— begin SUPPLIED DATA —

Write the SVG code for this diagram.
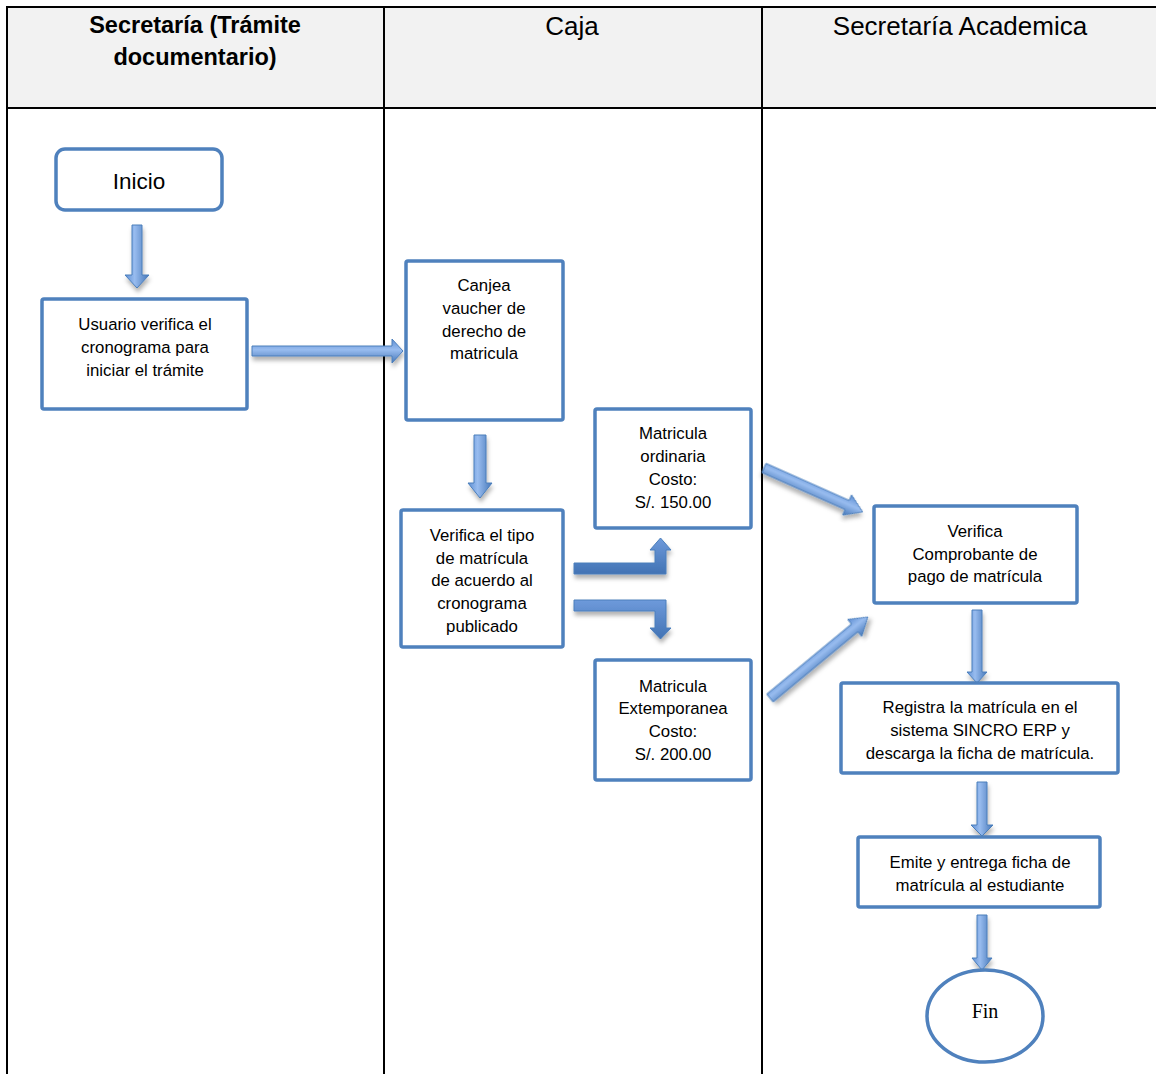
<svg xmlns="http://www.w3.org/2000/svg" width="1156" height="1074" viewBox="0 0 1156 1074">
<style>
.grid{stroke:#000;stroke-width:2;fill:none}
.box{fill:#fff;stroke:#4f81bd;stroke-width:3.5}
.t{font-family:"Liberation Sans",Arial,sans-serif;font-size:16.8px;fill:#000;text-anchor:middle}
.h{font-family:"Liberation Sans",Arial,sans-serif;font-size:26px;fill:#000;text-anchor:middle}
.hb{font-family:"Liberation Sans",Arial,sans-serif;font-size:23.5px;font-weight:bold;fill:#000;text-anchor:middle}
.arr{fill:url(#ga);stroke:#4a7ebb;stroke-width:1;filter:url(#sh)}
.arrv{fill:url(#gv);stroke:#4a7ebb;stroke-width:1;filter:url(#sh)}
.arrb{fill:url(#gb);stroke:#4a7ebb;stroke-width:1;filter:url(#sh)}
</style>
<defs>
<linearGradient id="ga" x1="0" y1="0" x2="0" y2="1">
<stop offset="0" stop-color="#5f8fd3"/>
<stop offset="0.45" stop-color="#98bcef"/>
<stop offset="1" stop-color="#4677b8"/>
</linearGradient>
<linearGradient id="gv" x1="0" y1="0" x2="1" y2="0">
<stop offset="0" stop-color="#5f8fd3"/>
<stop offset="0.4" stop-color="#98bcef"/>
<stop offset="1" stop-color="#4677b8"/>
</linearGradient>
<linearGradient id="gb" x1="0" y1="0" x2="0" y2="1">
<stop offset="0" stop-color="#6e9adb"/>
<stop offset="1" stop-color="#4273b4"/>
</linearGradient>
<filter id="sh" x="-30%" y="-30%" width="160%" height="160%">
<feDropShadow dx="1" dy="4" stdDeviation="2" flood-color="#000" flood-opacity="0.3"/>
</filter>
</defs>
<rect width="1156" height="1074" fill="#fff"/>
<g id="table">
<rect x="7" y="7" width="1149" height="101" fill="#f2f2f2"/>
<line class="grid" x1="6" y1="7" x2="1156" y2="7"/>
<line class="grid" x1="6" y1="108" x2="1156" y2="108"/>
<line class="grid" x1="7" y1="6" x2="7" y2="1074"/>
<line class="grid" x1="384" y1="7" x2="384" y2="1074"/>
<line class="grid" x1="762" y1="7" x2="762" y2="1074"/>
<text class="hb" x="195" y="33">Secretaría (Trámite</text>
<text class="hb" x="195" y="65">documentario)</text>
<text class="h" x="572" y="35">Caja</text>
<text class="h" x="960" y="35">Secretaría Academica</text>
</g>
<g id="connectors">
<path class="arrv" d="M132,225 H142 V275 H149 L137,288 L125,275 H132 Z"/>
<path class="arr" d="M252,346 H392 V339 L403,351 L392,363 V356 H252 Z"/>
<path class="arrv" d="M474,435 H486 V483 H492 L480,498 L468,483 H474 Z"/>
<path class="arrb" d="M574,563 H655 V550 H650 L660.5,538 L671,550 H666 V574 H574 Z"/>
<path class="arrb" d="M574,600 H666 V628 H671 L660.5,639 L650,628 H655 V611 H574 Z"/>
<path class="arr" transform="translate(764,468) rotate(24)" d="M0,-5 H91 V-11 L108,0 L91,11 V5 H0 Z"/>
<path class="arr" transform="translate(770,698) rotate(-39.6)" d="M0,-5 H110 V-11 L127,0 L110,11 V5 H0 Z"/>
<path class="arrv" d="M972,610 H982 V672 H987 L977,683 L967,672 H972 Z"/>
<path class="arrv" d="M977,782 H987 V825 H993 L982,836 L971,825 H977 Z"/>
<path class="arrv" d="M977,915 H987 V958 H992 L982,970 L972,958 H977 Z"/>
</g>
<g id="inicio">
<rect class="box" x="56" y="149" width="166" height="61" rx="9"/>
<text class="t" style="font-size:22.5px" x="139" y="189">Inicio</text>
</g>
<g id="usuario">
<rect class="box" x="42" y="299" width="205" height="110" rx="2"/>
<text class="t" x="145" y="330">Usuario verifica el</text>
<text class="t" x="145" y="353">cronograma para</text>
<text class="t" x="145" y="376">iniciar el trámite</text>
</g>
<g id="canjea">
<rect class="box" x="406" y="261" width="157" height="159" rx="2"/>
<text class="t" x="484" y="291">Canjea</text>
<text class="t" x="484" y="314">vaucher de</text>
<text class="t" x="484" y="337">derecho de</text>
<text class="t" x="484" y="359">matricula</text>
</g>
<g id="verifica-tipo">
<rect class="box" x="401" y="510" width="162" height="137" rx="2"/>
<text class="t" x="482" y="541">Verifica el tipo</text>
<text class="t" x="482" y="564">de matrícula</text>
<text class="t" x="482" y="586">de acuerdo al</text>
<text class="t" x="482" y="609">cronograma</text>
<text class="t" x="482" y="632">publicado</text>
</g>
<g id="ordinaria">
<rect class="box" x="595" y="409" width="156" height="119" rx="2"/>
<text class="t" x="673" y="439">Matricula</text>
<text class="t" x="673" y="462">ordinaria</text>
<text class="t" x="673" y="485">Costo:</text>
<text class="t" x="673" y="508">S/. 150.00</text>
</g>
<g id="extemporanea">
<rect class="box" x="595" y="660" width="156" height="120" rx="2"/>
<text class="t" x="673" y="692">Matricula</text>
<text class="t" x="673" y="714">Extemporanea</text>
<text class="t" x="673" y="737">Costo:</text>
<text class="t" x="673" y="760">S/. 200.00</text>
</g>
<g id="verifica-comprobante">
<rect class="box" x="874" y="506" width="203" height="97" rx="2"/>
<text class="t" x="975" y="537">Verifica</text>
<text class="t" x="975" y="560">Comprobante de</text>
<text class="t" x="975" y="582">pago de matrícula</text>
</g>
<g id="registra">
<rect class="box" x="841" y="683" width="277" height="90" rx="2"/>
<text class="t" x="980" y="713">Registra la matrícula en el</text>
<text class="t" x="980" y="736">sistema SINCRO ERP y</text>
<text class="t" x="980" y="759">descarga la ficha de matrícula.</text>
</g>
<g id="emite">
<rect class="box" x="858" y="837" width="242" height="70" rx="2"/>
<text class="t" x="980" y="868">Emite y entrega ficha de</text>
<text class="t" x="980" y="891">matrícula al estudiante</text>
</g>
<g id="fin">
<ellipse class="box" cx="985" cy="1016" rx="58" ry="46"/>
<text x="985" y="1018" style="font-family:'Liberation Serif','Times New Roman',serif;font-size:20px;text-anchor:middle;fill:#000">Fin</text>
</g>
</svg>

— end SUPPLIED DATA —

### INSTRUCTIONS FOR THE TASK
Copy out every line of the material above exactly, skipping the pictures.

### FINISHED TASK
Write the SVG code for this diagram.
<svg xmlns="http://www.w3.org/2000/svg" width="1156" height="1074" viewBox="0 0 1156 1074">
<style>
.grid{stroke:#000;stroke-width:2;fill:none}
.box{fill:#fff;stroke:#4f81bd;stroke-width:3.5}
.t{font-family:"Liberation Sans",Arial,sans-serif;font-size:16.8px;fill:#000;text-anchor:middle}
.h{font-family:"Liberation Sans",Arial,sans-serif;font-size:26px;fill:#000;text-anchor:middle}
.hb{font-family:"Liberation Sans",Arial,sans-serif;font-size:23.5px;font-weight:bold;fill:#000;text-anchor:middle}
.arr{fill:url(#ga);stroke:#4a7ebb;stroke-width:1;filter:url(#sh)}
.arrv{fill:url(#gv);stroke:#4a7ebb;stroke-width:1;filter:url(#sh)}
.arrb{fill:url(#gb);stroke:#4a7ebb;stroke-width:1;filter:url(#sh)}
</style>
<defs>
<linearGradient id="ga" x1="0" y1="0" x2="0" y2="1">
<stop offset="0" stop-color="#5f8fd3"/>
<stop offset="0.45" stop-color="#98bcef"/>
<stop offset="1" stop-color="#4677b8"/>
</linearGradient>
<linearGradient id="gv" x1="0" y1="0" x2="1" y2="0">
<stop offset="0" stop-color="#5f8fd3"/>
<stop offset="0.4" stop-color="#98bcef"/>
<stop offset="1" stop-color="#4677b8"/>
</linearGradient>
<linearGradient id="gb" x1="0" y1="0" x2="0" y2="1">
<stop offset="0" stop-color="#6e9adb"/>
<stop offset="1" stop-color="#4273b4"/>
</linearGradient>
<filter id="sh" x="-30%" y="-30%" width="160%" height="160%">
<feDropShadow dx="1" dy="4" stdDeviation="2" flood-color="#000" flood-opacity="0.3"/>
</filter>
</defs>
<rect width="1156" height="1074" fill="#fff"/>
<g id="table">
<rect x="7" y="7" width="1149" height="101" fill="#f2f2f2"/>
<line class="grid" x1="6" y1="7" x2="1156" y2="7"/>
<line class="grid" x1="6" y1="108" x2="1156" y2="108"/>
<line class="grid" x1="7" y1="6" x2="7" y2="1074"/>
<line class="grid" x1="384" y1="7" x2="384" y2="1074"/>
<line class="grid" x1="762" y1="7" x2="762" y2="1074"/>
<text class="hb" x="195" y="33">Secretaría (Trámite</text>
<text class="hb" x="195" y="65">documentario)</text>
<text class="h" x="572" y="35">Caja</text>
<text class="h" x="960" y="35">Secretaría Academica</text>
</g>
<g id="connectors">
<path class="arrv" d="M132,225 H142 V275 H149 L137,288 L125,275 H132 Z"/>
<path class="arr" d="M252,346 H392 V339 L403,351 L392,363 V356 H252 Z"/>
<path class="arrv" d="M474,435 H486 V483 H492 L480,498 L468,483 H474 Z"/>
<path class="arrb" d="M574,563 H655 V550 H650 L660.5,538 L671,550 H666 V574 H574 Z"/>
<path class="arrb" d="M574,600 H666 V628 H671 L660.5,639 L650,628 H655 V611 H574 Z"/>
<path class="arr" transform="translate(764,468) rotate(24)" d="M0,-5 H91 V-11 L108,0 L91,11 V5 H0 Z"/>
<path class="arr" transform="translate(770,698) rotate(-39.6)" d="M0,-5 H110 V-11 L127,0 L110,11 V5 H0 Z"/>
<path class="arrv" d="M972,610 H982 V672 H987 L977,683 L967,672 H972 Z"/>
<path class="arrv" d="M977,782 H987 V825 H993 L982,836 L971,825 H977 Z"/>
<path class="arrv" d="M977,915 H987 V958 H992 L982,970 L972,958 H977 Z"/>
</g>
<g id="inicio">
<rect class="box" x="56" y="149" width="166" height="61" rx="9"/>
<text class="t" style="font-size:22.5px" x="139" y="189">Inicio</text>
</g>
<g id="usuario">
<rect class="box" x="42" y="299" width="205" height="110" rx="2"/>
<text class="t" x="145" y="330">Usuario verifica el</text>
<text class="t" x="145" y="353">cronograma para</text>
<text class="t" x="145" y="376">iniciar el trámite</text>
</g>
<g id="canjea">
<rect class="box" x="406" y="261" width="157" height="159" rx="2"/>
<text class="t" x="484" y="291">Canjea</text>
<text class="t" x="484" y="314">vaucher de</text>
<text class="t" x="484" y="337">derecho de</text>
<text class="t" x="484" y="359">matricula</text>
</g>
<g id="verifica-tipo">
<rect class="box" x="401" y="510" width="162" height="137" rx="2"/>
<text class="t" x="482" y="541">Verifica el tipo</text>
<text class="t" x="482" y="564">de matrícula</text>
<text class="t" x="482" y="586">de acuerdo al</text>
<text class="t" x="482" y="609">cronograma</text>
<text class="t" x="482" y="632">publicado</text>
</g>
<g id="ordinaria">
<rect class="box" x="595" y="409" width="156" height="119" rx="2"/>
<text class="t" x="673" y="439">Matricula</text>
<text class="t" x="673" y="462">ordinaria</text>
<text class="t" x="673" y="485">Costo:</text>
<text class="t" x="673" y="508">S/. 150.00</text>
</g>
<g id="extemporanea">
<rect class="box" x="595" y="660" width="156" height="120" rx="2"/>
<text class="t" x="673" y="692">Matricula</text>
<text class="t" x="673" y="714">Extemporanea</text>
<text class="t" x="673" y="737">Costo:</text>
<text class="t" x="673" y="760">S/. 200.00</text>
</g>
<g id="verifica-comprobante">
<rect class="box" x="874" y="506" width="203" height="97" rx="2"/>
<text class="t" x="975" y="537">Verifica</text>
<text class="t" x="975" y="560">Comprobante de</text>
<text class="t" x="975" y="582">pago de matrícula</text>
</g>
<g id="registra">
<rect class="box" x="841" y="683" width="277" height="90" rx="2"/>
<text class="t" x="980" y="713">Registra la matrícula en el</text>
<text class="t" x="980" y="736">sistema SINCRO ERP y</text>
<text class="t" x="980" y="759">descarga la ficha de matrícula.</text>
</g>
<g id="emite">
<rect class="box" x="858" y="837" width="242" height="70" rx="2"/>
<text class="t" x="980" y="868">Emite y entrega ficha de</text>
<text class="t" x="980" y="891">matrícula al estudiante</text>
</g>
<g id="fin">
<ellipse class="box" cx="985" cy="1016" rx="58" ry="46"/>
<text x="985" y="1018" style="font-family:'Liberation Serif','Times New Roman',serif;font-size:20px;text-anchor:middle;fill:#000">Fin</text>
</g>
</svg>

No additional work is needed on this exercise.